When Creativity Feels Heavy
Sometimes, creativity doesn’t feel light and playful, it feels heavy. I sit with an idea, or my camera, and instead of feeling free, my mind starts to spiral. Is this good enough? Does it matter? Will anyone connect with it? The questions stack up until the excitement that sparked me in the first place gets buried under layers of doubt. Anxiety has a way of stealing the joy out of the process. I catch myself overanalyzing every choice — the light, the mood, even the imagined reaction to a photo that doesn’t exist yet. And the more I think, the less I create.
But underneath all of that noise, my desire is simple: I want to make something that feels alive.
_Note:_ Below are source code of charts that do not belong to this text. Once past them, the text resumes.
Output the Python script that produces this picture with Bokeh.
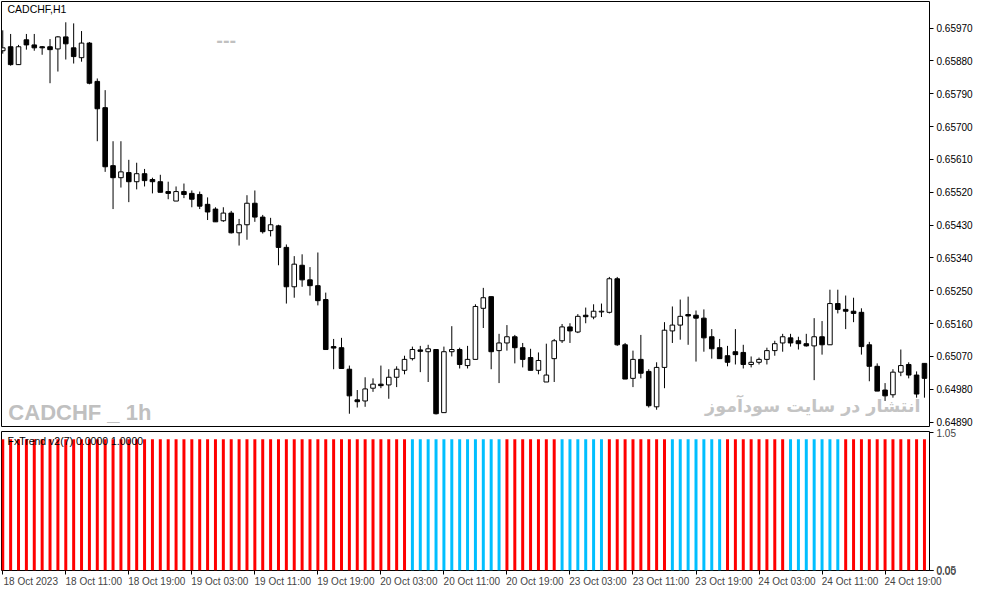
from bokeh.plotting import figure
from bokeh.layouts import column
from bokeh.models import Range1d, FixedTicker, PrintfTickFormatter, ColumnDataSource, Label
from bokeh.embed import file_html
from bokeh.resources import INLINE

symbol_title = "CADCHF,H1"
indicator_title = "FxTrend v2(7) 0.0000 1.0000"
watermark_symbol = "CADCHF _ 1h"
watermark_site = "انتشار در سایت سودآموز"
placeholder = "---"

open_ = [0.65908, 0.65919, 0.65870, 0.65938, 0.65924, 0.65919, 0.65919, 0.65913, 0.65946, 0.65916,
         0.65889, 0.65929, 0.65824, 0.65752, 0.65593, 0.65560, 0.65574, 0.65549, 0.65571, 0.65555,
         0.65549, 0.65522, 0.65496, 0.65522, 0.65517, 0.65514, 0.65487, 0.65474, 0.65442, 0.65463,
         0.65409, 0.65431, 0.65490, 0.65452, 0.65415, 0.65428, 0.65369, 0.65261, 0.65320, 0.65280,
         0.65264, 0.65226, 0.65097, 0.65094, 0.65035, 0.64951, 0.64948, 0.64983, 0.64994, 0.64992,
         0.65013, 0.65032, 0.65064, 0.65088, 0.65083, 0.65089, 0.64916, 0.65083, 0.65089, 0.65045,
         0.65062, 0.65202, 0.65234, 0.65086, 0.65107, 0.65124, 0.65094, 0.65067, 0.65032, 0.65000,
         0.65064, 0.65113, 0.65151, 0.65137, 0.65183, 0.65178, 0.65192, 0.65191, 0.65283, 0.65102,
         0.65010, 0.65062, 0.65029, 0.64932, 0.65040, 0.65140, 0.65156, 0.65185, 0.65183, 0.65175,
         0.65124, 0.65094, 0.65072, 0.65083, 0.65081, 0.65048, 0.65054, 0.65062, 0.65086, 0.65107,
         0.65121, 0.65113, 0.65105, 0.65099, 0.65124, 0.65102, 0.65215, 0.65199, 0.65194, 0.65191,
         0.65102, 0.65043, 0.64978, 0.64965, 0.65027, 0.65048, 0.65019, 0.65051]
high = [0.65964, 0.65954, 0.65924, 0.65954, 0.65954, 0.65921, 0.65940, 0.65948, 0.65986, 0.65983,
        0.65962, 0.65932, 0.65832, 0.65800, 0.65660, 0.65660, 0.65609, 0.65601, 0.65584, 0.65560,
        0.65568, 0.65549, 0.65536, 0.65544, 0.65525, 0.65522, 0.65506, 0.65479, 0.65479, 0.65469,
        0.65447, 0.65512, 0.65525, 0.65458, 0.65450, 0.65431, 0.65377, 0.65345, 0.65350, 0.65315,
        0.65355, 0.65245, 0.65118, 0.65121, 0.65045, 0.64978, 0.65013, 0.65010, 0.65045, 0.65035,
        0.65043, 0.65072, 0.65097, 0.65099, 0.65102, 0.65089, 0.65097, 0.65153, 0.65094, 0.65099,
        0.65213, 0.65258, 0.65234, 0.65132, 0.65156, 0.65129, 0.65107, 0.65091, 0.65081, 0.65105,
        0.65118, 0.65159, 0.65161, 0.65186, 0.65204, 0.65213, 0.65215, 0.65288, 0.65288, 0.65107,
        0.65086, 0.65129, 0.65035, 0.65054, 0.65164, 0.65207, 0.65226, 0.65234, 0.65196, 0.65199,
        0.65145, 0.65118, 0.65099, 0.65145, 0.65102, 0.65070, 0.65067, 0.65094, 0.65113, 0.65132,
        0.65132, 0.65124, 0.65132, 0.65175, 0.65167, 0.65253, 0.65253, 0.65237, 0.65231, 0.65202,
        0.65110, 0.65051, 0.64997, 0.65035, 0.65089, 0.65054, 0.65029, 0.65051]
low = [0.65900, 0.65867, 0.65869, 0.65911, 0.65908, 0.65897, 0.65819, 0.65851, 0.65884, 0.65873,
       0.65878, 0.65816, 0.65660, 0.65576, 0.65474, 0.65533, 0.65493, 0.65528, 0.65536, 0.65517,
       0.65520, 0.65501, 0.65496, 0.65504, 0.65479, 0.65474, 0.65444, 0.65439, 0.65439, 0.65407,
       0.65374, 0.65390, 0.65439, 0.65407, 0.65399, 0.65320, 0.65215, 0.65231, 0.65261, 0.65237,
       0.65210, 0.65089, 0.65035, 0.65037, 0.64913, 0.64930, 0.64932, 0.64973, 0.64983, 0.64954,
       0.64986, 0.65021, 0.65059, 0.65027, 0.65000, 0.64911, 0.64916, 0.65070, 0.65037, 0.65037,
       0.65062, 0.65148, 0.65035, 0.64997, 0.65086, 0.65051, 0.65040, 0.65032, 0.65021, 0.65000,
       0.65000, 0.65107, 0.65107, 0.65134, 0.65161, 0.65172, 0.65178, 0.65188, 0.65099, 0.65008,
       0.64986, 0.65010, 0.64930, 0.64924, 0.64983, 0.65107, 0.65116, 0.65102, 0.65056, 0.65083,
       0.65064, 0.65064, 0.65043, 0.65048, 0.65037, 0.65040, 0.65048, 0.65048, 0.65072, 0.65083,
       0.65097, 0.65089, 0.65097, 0.65005, 0.65075, 0.65102, 0.65188, 0.65145, 0.65164, 0.65075,
       0.65002, 0.64975, 0.64948, 0.64957, 0.65016, 0.65010, 0.64957, 0.64957]
close = [0.65916, 0.65870, 0.65919, 0.65924, 0.65916, 0.65916, 0.65911, 0.65946, 0.65927, 0.65892,
         0.65929, 0.65819, 0.65749, 0.65590, 0.65560, 0.65576, 0.65549, 0.65571, 0.65552, 0.65549,
         0.65520, 0.65517, 0.65522, 0.65514, 0.65501, 0.65482, 0.65466, 0.65439, 0.65463, 0.65409,
         0.65431, 0.65490, 0.65452, 0.65412, 0.65431, 0.65369, 0.65261, 0.65323, 0.65280, 0.65264,
         0.65223, 0.65089, 0.65093, 0.65037, 0.64962, 0.64946, 0.64981, 0.64994, 0.64990, 0.65013,
         0.65035, 0.65062, 0.65089, 0.65084, 0.65091, 0.64913, 0.65083, 0.65089, 0.65048, 0.65062,
         0.65207, 0.65231, 0.65083, 0.65107, 0.65124, 0.65094, 0.65062, 0.65032, 0.65059, 0.65019,
         0.65113, 0.65151, 0.65140, 0.65180, 0.65179, 0.65194, 0.65194, 0.65283, 0.65102, 0.65008,
         0.65062, 0.65024, 0.64935, 0.65040, 0.65142, 0.65156, 0.65180, 0.65181, 0.65175, 0.65121,
         0.65091, 0.65064, 0.65054, 0.65075, 0.65048, 0.65054, 0.65062, 0.65086, 0.65105, 0.65124,
         0.65107, 0.65105, 0.65099, 0.65124, 0.65102, 0.65215, 0.65199, 0.65194, 0.65188, 0.65097,
         0.65043, 0.64975, 0.64962, 0.65027, 0.65045, 0.65019, 0.64967, 0.65010]

# FxTrend state per bar, as runs read left to right: D = down (red), U = up (blue)
trend_runs = [("D", 52), ("U", 12), ("D", 7), ("U", 6), ("D", 8), ("U", 7), ("D", 8), ("U", 7), ("D", 11)]
trend_level = 1.0

price_ticks = [0.64890, 0.64980, 0.65070, 0.65160, 0.65250, 0.65340, 0.65430,
               0.65520, 0.65610, 0.65700, 0.65790, 0.65880, 0.65970]
time_tick_bars = [0, 8, 16, 24, 32, 40, 48, 56, 64, 72, 80, 88, 96, 104, 112]
time_tick_labels = ["18 Oct 2023", "18 Oct 11:00", "18 Oct 19:00", "19 Oct 03:00", "19 Oct 11:00",
                    "19 Oct 19:00", "20 Oct 03:00", "20 Oct 11:00", "20 Oct 19:00", "23 Oct 03:00",
                    "23 Oct 11:00", "23 Oct 19:00", "24 Oct 03:00", "24 Oct 11:00", "24 Oct 19:00"]
ind_ticks = [0.0, 0.001, 1.05]
ind_tick_labels = ["0.00", "0.05", "1.05"]

RED = "#FF0000"
BLUE = "#00BFFF"
AXIS_FONT = "Liberation Sans"

n = len(close)
xs = list(range(n))
trend = []
for code, count in trend_runs:
    trend.extend([code] * count)

x_range = Range1d(-0.16, n - 0.36)

W = 975
p = figure(width=W, height=428, output_backend="svg", toolbar_location=None,
           x_range=x_range, y_range=Range1d(0.64878, 0.66043),
           x_axis_location=None, y_axis_location="right",
           min_border_left=1, min_border_right=44, min_border_top=1, min_border_bottom=2)
p.grid.visible = False
p.outline_line_color = "black"
p.outline_line_width = 1
p.background_fill_color = "white"
p.border_fill_color = "white"

ya = p.yaxis[0]
ya.ticker = FixedTicker(ticks=price_ticks)
ya.formatter = PrintfTickFormatter(format="%.5f")
ya.axis_line_color = None
ya.major_tick_out = 4
ya.major_tick_in = 0
ya.minor_tick_line_color = None
ya.major_label_text_font = AXIS_FONT
ya.major_label_text_font_size = "10px"
ya.major_label_text_color = "black"
ya.major_label_standoff = 3

src = ColumnDataSource(dict(
    x=xs, high=high, low=low,
    top=[max(o, c) for o, c in zip(open_, close)],
    bottom=[min(o, c) for o, c in zip(open_, close)],
    fill=["white" if c >= o else "black" for o, c in zip(open_, close)],
))
p.segment(x0="x", y0="high", x1="x", y1="low", source=src, line_color="black", line_width=1)
p.vbar(x="x", width=0.58, top="top", bottom="bottom", source=src,
       fill_color="fill", line_color="black", line_width=1)

p.add_layout(Label(x=0.6, y=0.66040, text=symbol_title, text_font=AXIS_FONT,
                   text_font_size="10.5px", text_color="black", text_baseline="top"))
p.add_layout(Label(x=27.1, y=0.65938, text=placeholder, text_font="DejaVu Sans",
                   text_font_size="16px", text_font_style="bold", text_color="#c0c0c0",
                   text_baseline="middle"))
p.add_layout(Label(x=0.71, y=0.64916, text=watermark_symbol, text_font="Liberation Sans",
                   text_font_size="22px", text_font_style="bold", text_color="#c0c0c0",
                   text_baseline="alphabetic"))
p.add_layout(Label(x=116.5, y=0.64933, text=watermark_site, text_font="DejaVu Sans",
                   text_font_size="17.5px", text_font_style="bold", text_color="#c4c4c4",
                   text_align="right", text_baseline="middle"))

q = figure(width=W, height=161, output_backend="svg", toolbar_location=None,
           x_range=x_range, y_range=Range1d(0.0, 1.06),
           y_axis_location="right",
           min_border_left=1, min_border_right=44, min_border_top=3, min_border_bottom=0)
q.grid.visible = False
q.outline_line_color = "black"
q.outline_line_width = 1
q.background_fill_color = "white"
q.border_fill_color = "white"

colors = [RED if t == "D" else BLUE for t in trend]
isrc = ColumnDataSource(dict(x=xs, top=[trend_level] * n, color=colors))
q.vbar(x="x", width=0.38, top="top", bottom=0, source=isrc, fill_color="color", line_color=None)

qy = q.yaxis[0]
qy.ticker = FixedTicker(ticks=ind_ticks)
qy.major_label_overrides = {t: s for t, s in zip(ind_ticks, ind_tick_labels)}
qy.axis_line_color = None
qy.major_tick_out = 4
qy.major_tick_in = 0
qy.minor_tick_line_color = None
qy.major_label_text_font = AXIS_FONT
qy.major_label_text_font_size = "10px"
qy.major_label_standoff = 3

# time labels sit to the right of their tick (MT4 style): label anchors are shifted,
# while the tick marks themselves are drawn as minor ticks on the bars.
label_shift = 3.55
label_pos = [b + label_shift for b in time_tick_bars]
qx = q.xaxis[0]
qx.ticker = FixedTicker(ticks=label_pos, minor_ticks=time_tick_bars)
qx.major_label_overrides = {t: s for t, s in zip(label_pos, time_tick_labels)}
qx.axis_line_color = None
qx.major_tick_line_color = None
qx.major_tick_out = 4
qx.major_tick_in = 0
qx.minor_tick_line_color = "black"
qx.minor_tick_out = 4
qx.minor_tick_in = 0
qx.major_label_text_font = AXIS_FONT
qx.major_label_text_font_size = "10px"
qx.major_label_standoff = 1

q.add_layout(Label(x=0.6, y=1.03, text=indicator_title, text_font=AXIS_FONT,
                   text_font_size="10.5px", text_color="black", text_baseline="top"))

layout = column(p, q, spacing=0)
open("out.html", "w").write(file_html(layout, INLINE))
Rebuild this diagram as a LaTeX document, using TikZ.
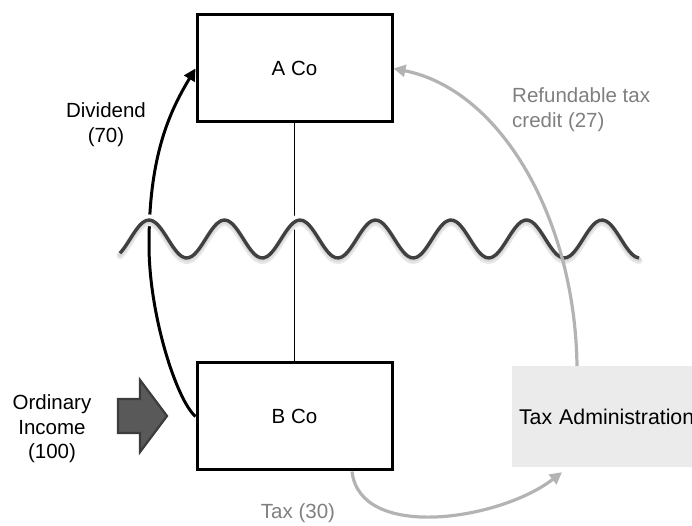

Something that holds emotion, not polished or perfect, just true. I want to create with the same kind of freedom kids have when they draw, not worrying about whether the picture makes sense, just thrilled to be making something at all.
I’m learning that creativity isn’t about control. It’s about presence. When I let myself play, when I stop aiming for “worthy” and instead chase what feels fun, that’s when the work breathes. That’s when it feels real.
Photography, for me, is still the best way I know to hold feelings — the fleeting ones, the messy ones, the beautiful ones. And maybe that’s the point: not to create something flawless, but to create something honest. If that kind of honesty speaks to you, that’s exactly the kind of work I love to create and share.